**Description of the task:** Starting at the line that contains "Reproduce this chart with Apache ECharts." and stopping at the line that contains "-0.01, 0, 0];", copy every line exactly, both ends included, without the pictures.
____
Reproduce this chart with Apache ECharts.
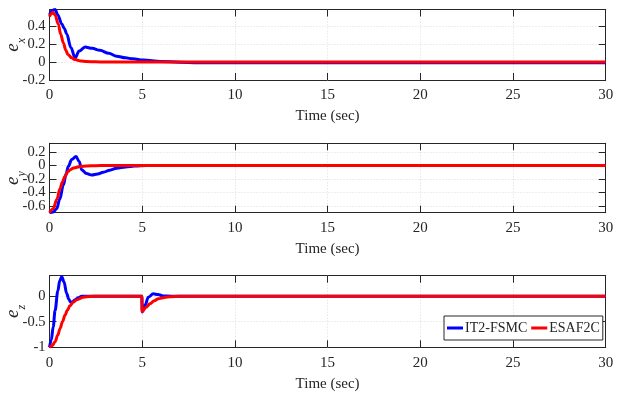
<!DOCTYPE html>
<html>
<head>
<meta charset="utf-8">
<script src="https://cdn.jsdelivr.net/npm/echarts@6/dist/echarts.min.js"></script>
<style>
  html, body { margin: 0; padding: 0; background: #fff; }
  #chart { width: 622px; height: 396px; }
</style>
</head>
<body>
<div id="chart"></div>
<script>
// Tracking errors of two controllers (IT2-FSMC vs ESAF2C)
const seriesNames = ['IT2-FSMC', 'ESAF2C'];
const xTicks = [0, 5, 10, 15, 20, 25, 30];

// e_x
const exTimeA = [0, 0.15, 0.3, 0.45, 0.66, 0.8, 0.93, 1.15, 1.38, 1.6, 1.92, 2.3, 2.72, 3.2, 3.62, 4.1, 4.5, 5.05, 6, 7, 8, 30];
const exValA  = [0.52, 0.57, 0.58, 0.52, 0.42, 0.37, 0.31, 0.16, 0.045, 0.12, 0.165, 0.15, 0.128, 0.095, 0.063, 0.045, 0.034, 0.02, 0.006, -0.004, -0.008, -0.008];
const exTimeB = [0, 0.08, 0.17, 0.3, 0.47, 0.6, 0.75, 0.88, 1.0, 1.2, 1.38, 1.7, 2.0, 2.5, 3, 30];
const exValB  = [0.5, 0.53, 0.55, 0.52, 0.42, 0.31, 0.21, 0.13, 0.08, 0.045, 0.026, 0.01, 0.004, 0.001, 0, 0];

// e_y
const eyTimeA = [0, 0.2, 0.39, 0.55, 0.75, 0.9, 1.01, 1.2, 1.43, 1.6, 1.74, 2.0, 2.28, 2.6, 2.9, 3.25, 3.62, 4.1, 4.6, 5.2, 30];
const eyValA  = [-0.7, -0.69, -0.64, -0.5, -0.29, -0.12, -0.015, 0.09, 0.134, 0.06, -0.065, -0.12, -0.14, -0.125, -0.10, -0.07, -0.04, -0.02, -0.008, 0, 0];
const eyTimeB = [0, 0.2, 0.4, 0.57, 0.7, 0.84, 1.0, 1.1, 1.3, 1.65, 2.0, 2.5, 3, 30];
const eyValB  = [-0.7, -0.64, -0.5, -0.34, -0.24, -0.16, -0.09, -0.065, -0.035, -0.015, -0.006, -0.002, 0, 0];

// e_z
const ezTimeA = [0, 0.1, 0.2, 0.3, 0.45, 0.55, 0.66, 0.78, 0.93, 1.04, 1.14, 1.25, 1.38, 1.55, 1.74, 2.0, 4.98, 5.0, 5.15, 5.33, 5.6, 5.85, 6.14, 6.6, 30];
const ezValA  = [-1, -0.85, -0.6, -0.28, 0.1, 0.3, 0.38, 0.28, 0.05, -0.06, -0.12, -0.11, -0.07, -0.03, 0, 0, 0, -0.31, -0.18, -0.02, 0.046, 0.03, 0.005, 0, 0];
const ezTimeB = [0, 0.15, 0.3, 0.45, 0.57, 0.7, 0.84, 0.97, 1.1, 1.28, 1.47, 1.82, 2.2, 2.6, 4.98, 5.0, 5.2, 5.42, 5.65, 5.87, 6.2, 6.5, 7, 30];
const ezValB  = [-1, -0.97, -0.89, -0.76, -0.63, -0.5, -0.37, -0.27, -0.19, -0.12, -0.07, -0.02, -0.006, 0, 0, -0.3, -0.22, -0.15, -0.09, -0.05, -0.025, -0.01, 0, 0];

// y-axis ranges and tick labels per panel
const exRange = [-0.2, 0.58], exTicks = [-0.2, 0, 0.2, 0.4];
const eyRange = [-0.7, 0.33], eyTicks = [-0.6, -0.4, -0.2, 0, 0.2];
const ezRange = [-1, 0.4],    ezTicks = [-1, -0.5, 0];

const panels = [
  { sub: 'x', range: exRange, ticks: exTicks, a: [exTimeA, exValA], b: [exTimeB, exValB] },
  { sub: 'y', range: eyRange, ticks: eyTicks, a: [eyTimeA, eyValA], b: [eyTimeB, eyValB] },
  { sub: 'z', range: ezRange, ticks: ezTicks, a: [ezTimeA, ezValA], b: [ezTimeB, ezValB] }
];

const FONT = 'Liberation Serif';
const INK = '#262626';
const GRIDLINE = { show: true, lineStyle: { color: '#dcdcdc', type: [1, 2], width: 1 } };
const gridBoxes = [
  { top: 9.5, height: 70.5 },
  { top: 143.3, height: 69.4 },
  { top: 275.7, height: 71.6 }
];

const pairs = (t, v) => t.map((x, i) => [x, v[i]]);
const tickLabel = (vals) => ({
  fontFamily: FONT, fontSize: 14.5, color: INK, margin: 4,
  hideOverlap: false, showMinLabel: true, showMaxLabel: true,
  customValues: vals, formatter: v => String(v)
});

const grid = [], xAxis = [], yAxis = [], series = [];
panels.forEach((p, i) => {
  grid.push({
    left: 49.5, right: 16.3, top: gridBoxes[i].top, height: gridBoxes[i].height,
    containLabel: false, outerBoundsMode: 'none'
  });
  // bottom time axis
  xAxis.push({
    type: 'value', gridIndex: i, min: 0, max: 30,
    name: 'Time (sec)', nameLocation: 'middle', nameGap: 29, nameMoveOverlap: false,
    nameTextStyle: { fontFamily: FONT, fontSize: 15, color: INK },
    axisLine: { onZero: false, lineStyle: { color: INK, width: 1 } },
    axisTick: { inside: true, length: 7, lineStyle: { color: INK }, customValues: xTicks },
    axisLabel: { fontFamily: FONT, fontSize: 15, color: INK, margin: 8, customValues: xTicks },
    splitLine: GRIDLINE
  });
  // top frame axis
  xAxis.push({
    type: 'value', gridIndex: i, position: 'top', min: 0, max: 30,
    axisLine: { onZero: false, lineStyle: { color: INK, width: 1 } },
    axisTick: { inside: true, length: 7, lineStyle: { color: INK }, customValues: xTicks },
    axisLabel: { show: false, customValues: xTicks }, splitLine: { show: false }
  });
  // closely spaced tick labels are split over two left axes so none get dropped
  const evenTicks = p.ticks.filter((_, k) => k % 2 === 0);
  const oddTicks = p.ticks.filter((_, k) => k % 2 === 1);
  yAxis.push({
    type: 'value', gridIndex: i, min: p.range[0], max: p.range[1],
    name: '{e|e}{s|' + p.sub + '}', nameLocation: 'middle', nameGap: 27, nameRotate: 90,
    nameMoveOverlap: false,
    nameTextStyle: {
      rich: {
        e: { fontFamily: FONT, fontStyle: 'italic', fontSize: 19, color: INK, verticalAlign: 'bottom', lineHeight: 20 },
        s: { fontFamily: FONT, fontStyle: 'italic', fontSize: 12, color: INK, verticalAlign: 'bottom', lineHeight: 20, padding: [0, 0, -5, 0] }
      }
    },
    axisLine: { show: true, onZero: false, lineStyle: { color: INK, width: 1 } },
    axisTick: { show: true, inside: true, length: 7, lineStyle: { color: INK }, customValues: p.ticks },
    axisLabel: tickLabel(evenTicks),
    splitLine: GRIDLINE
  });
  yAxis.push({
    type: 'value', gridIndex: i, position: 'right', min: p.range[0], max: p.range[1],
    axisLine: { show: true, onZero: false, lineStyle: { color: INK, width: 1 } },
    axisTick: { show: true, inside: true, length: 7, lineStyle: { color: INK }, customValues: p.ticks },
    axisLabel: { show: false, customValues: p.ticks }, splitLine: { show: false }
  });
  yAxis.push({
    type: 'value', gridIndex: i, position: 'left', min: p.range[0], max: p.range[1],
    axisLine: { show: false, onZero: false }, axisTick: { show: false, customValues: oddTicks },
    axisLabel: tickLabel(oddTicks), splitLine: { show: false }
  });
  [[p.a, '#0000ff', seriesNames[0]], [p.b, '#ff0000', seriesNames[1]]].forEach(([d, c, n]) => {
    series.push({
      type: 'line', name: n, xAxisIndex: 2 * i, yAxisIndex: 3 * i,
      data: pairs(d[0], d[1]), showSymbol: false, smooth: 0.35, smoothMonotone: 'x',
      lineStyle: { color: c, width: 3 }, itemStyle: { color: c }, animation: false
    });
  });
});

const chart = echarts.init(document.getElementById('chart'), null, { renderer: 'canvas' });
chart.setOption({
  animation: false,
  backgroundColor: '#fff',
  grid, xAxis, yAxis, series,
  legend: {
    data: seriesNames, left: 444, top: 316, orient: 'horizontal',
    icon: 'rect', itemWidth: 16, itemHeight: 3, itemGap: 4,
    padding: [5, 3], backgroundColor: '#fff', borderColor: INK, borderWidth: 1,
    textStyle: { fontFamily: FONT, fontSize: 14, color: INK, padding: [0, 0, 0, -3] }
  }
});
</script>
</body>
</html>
____
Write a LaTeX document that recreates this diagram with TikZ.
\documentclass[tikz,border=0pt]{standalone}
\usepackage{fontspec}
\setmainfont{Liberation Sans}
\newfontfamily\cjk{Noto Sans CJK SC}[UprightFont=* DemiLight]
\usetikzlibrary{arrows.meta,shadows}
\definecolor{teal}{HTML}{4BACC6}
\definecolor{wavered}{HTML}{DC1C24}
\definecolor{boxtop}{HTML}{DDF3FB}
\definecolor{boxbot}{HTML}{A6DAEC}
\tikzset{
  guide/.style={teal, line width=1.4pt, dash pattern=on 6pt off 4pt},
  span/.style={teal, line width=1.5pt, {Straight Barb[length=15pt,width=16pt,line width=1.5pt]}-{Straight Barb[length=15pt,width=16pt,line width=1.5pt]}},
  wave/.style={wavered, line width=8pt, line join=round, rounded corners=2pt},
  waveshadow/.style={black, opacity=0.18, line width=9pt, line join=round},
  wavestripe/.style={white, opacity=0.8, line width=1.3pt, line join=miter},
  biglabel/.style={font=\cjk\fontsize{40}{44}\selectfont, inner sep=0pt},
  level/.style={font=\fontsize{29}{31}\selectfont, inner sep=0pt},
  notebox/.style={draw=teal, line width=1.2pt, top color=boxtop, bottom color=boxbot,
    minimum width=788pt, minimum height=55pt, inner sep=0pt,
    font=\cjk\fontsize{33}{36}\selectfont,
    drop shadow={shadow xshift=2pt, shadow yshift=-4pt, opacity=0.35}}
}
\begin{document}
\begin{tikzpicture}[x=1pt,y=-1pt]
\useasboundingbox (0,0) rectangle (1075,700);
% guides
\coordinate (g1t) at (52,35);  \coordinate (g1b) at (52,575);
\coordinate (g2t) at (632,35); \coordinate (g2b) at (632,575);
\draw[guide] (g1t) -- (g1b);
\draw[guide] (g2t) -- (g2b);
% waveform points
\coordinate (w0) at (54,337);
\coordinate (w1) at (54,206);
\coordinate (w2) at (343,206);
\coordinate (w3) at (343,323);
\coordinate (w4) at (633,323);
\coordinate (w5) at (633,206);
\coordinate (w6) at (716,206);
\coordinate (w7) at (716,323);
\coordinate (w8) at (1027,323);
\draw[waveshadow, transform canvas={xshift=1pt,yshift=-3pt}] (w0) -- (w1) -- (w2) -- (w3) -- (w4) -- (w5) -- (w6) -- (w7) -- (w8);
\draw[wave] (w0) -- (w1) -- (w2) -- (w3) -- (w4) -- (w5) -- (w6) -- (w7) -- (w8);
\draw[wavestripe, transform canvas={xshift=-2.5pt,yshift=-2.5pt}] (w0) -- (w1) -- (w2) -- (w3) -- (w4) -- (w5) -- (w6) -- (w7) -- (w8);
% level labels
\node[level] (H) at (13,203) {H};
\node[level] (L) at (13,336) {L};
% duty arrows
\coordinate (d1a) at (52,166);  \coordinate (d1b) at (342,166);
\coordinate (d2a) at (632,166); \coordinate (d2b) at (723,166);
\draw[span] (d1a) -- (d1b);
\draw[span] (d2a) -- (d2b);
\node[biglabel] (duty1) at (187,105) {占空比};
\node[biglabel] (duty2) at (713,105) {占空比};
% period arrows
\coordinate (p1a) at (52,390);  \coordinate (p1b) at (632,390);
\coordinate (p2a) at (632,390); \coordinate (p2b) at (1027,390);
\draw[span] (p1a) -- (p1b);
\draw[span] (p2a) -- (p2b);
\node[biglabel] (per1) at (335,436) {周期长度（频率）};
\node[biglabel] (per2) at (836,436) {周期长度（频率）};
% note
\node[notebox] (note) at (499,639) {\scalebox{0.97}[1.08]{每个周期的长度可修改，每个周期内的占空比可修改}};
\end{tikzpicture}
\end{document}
____
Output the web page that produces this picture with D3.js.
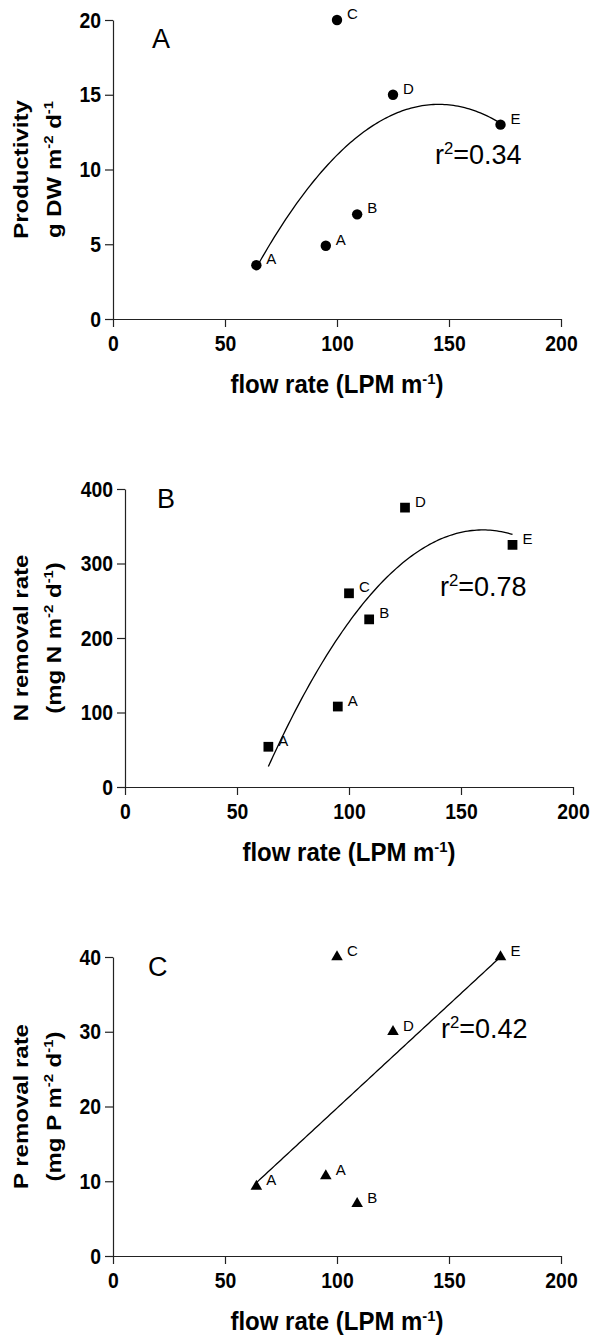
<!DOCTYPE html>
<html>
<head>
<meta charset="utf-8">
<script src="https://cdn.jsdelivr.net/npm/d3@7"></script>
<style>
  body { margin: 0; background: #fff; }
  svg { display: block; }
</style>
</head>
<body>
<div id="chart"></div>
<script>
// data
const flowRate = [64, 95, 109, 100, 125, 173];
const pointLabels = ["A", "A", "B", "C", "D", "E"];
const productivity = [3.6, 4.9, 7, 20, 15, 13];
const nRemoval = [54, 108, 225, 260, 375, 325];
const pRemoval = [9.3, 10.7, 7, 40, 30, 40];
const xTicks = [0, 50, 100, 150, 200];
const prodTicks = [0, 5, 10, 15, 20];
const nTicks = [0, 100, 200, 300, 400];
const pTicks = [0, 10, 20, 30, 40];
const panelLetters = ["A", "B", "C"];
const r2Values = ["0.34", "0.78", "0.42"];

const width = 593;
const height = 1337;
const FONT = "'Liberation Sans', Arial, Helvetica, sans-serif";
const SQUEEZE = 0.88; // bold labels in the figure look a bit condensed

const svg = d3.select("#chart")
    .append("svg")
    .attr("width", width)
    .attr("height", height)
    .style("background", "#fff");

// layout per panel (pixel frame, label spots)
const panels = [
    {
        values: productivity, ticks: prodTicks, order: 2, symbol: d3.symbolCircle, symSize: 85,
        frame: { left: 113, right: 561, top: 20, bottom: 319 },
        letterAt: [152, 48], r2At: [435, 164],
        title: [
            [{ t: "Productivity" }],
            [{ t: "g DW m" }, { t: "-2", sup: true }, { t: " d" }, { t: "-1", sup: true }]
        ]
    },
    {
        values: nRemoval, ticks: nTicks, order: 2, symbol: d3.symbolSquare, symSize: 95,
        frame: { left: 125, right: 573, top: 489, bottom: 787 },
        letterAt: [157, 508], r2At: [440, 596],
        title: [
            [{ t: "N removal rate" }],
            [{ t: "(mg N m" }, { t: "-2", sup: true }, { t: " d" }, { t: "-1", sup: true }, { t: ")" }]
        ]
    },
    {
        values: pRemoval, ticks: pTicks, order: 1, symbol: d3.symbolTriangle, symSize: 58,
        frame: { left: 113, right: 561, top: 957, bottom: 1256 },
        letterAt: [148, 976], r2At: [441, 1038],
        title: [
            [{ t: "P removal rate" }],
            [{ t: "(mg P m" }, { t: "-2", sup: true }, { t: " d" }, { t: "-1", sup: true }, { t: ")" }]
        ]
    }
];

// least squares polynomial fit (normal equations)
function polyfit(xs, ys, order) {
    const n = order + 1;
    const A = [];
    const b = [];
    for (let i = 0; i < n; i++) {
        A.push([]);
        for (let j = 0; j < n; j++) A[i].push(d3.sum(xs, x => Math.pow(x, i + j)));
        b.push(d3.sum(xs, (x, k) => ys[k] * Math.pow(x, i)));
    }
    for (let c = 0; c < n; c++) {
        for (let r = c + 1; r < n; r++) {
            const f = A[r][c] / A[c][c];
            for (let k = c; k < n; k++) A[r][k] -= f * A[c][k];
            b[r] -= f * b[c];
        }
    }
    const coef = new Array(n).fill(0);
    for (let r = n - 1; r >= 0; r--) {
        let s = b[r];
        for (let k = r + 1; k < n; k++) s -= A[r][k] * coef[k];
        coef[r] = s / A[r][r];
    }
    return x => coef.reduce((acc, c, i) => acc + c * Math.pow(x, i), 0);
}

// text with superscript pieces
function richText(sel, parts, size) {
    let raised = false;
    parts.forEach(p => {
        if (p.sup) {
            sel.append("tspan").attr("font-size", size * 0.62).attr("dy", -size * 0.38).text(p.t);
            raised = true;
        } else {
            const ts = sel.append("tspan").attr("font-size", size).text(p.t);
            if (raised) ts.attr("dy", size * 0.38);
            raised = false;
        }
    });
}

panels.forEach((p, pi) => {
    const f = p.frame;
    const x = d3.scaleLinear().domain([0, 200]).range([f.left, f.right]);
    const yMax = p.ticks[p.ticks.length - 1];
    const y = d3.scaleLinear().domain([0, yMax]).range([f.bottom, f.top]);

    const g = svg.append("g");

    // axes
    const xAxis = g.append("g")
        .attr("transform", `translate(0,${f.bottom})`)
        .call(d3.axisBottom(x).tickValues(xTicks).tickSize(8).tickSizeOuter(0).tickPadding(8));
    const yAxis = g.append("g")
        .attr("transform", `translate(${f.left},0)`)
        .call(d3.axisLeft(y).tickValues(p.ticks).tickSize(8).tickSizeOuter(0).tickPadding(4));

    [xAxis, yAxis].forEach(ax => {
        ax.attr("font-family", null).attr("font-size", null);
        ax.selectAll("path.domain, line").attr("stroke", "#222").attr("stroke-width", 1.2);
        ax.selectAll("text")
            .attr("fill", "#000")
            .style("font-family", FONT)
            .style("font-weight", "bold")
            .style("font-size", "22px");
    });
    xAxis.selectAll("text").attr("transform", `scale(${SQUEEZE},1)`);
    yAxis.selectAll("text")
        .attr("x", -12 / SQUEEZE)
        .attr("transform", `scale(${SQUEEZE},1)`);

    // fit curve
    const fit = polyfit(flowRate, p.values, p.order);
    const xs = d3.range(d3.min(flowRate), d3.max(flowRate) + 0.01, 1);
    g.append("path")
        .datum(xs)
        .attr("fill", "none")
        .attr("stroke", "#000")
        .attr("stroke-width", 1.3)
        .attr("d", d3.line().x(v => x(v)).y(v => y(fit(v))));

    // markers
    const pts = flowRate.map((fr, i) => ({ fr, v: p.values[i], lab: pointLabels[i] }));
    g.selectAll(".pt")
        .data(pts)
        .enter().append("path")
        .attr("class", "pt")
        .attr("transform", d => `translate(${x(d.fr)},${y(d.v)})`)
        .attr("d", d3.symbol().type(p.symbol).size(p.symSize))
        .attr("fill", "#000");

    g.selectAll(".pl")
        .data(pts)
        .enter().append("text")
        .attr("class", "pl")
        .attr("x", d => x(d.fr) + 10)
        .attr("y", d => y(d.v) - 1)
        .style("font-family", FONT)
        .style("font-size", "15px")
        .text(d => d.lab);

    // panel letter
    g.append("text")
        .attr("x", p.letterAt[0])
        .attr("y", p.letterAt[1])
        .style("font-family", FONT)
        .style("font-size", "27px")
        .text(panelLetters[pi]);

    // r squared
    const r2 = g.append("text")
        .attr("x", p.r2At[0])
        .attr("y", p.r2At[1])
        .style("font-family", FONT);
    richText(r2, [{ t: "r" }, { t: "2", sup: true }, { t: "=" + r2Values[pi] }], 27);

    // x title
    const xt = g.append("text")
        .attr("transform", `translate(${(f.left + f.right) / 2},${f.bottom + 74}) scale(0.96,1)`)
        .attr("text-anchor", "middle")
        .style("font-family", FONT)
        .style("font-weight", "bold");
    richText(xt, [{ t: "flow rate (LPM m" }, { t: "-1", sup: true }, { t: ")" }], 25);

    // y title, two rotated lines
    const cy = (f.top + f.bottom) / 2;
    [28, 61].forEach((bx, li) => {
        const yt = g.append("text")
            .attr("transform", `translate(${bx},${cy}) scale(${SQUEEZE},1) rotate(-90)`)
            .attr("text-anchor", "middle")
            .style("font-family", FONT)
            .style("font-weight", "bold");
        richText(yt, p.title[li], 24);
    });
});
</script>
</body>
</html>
____
**Exercise response:**
Reproduce this chart with Apache ECharts.
<!DOCTYPE html>
<html>
<head>
<meta charset="utf-8">
<script src="https://cdn.jsdelivr.net/npm/echarts@6/dist/echarts.min.js"></script>
<style>
  html, body { margin: 0; padding: 0; background: #fff; }
  #chart { width: 622px; height: 396px; }
</style>
</head>
<body>
<div id="chart"></div>
<script>
// Tracking errors of two controllers (IT2-FSMC vs ESAF2C)
const seriesNames = ['IT2-FSMC', 'ESAF2C'];
const xTicks = [0, 5, 10, 15, 20, 25, 30];

// e_x
const exTimeA = [0, 0.15, 0.3, 0.45, 0.66, 0.8, 0.93, 1.15, 1.38, 1.6, 1.92, 2.3, 2.72, 3.2, 3.62, 4.1, 4.5, 5.05, 6, 7, 8, 30];
const exValA  = [0.52, 0.57, 0.58, 0.52, 0.42, 0.37, 0.31, 0.16, 0.045, 0.12, 0.165, 0.15, 0.128, 0.095, 0.063, 0.045, 0.034, 0.02, 0.006, -0.004, -0.008, -0.008];
const exTimeB = [0, 0.08, 0.17, 0.3, 0.47, 0.6, 0.75, 0.88, 1.0, 1.2, 1.38, 1.7, 2.0, 2.5, 3, 30];
const exValB  = [0.5, 0.53, 0.55, 0.52, 0.42, 0.31, 0.21, 0.13, 0.08, 0.045, 0.026, 0.01, 0.004, 0.001, 0, 0];

// e_y
const eyTimeA = [0, 0.2, 0.39, 0.55, 0.75, 0.9, 1.01, 1.2, 1.43, 1.6, 1.74, 2.0, 2.28, 2.6, 2.9, 3.25, 3.62, 4.1, 4.6, 5.2, 30];
const eyValA  = [-0.7, -0.69, -0.64, -0.5, -0.29, -0.12, -0.015, 0.09, 0.134, 0.06, -0.065, -0.12, -0.14, -0.125, -0.10, -0.07, -0.04, -0.02, -0.008, 0, 0];
const eyTimeB = [0, 0.2, 0.4, 0.57, 0.7, 0.84, 1.0, 1.1, 1.3, 1.65, 2.0, 2.5, 3, 30];
const eyValB  = [-0.7, -0.64, -0.5, -0.34, -0.24, -0.16, -0.09, -0.065, -0.035, -0.015, -0.006, -0.002, 0, 0];

// e_z
const ezTimeA = [0, 0.1, 0.2, 0.3, 0.45, 0.55, 0.66, 0.78, 0.93, 1.04, 1.14, 1.25, 1.38, 1.55, 1.74, 2.0, 4.98, 5.0, 5.15, 5.33, 5.6, 5.85, 6.14, 6.6, 30];
const ezValA  = [-1, -0.85, -0.6, -0.28, 0.1, 0.3, 0.38, 0.28, 0.05, -0.06, -0.12, -0.11, -0.07, -0.03, 0, 0, 0, -0.31, -0.18, -0.02, 0.046, 0.03, 0.005, 0, 0];
const ezTimeB = [0, 0.15, 0.3, 0.45, 0.57, 0.7, 0.84, 0.97, 1.1, 1.28, 1.47, 1.82, 2.2, 2.6, 4.98, 5.0, 5.2, 5.42, 5.65, 5.87, 6.2, 6.5, 7, 30];
const ezValB  = [-1, -0.97, -0.89, -0.76, -0.63, -0.5, -0.37, -0.27, -0.19, -0.12, -0.07, -0.02, -0.006, 0, 0, -0.3, -0.22, -0.15, -0.09, -0.05, -0.025, -0.01, 0, 0];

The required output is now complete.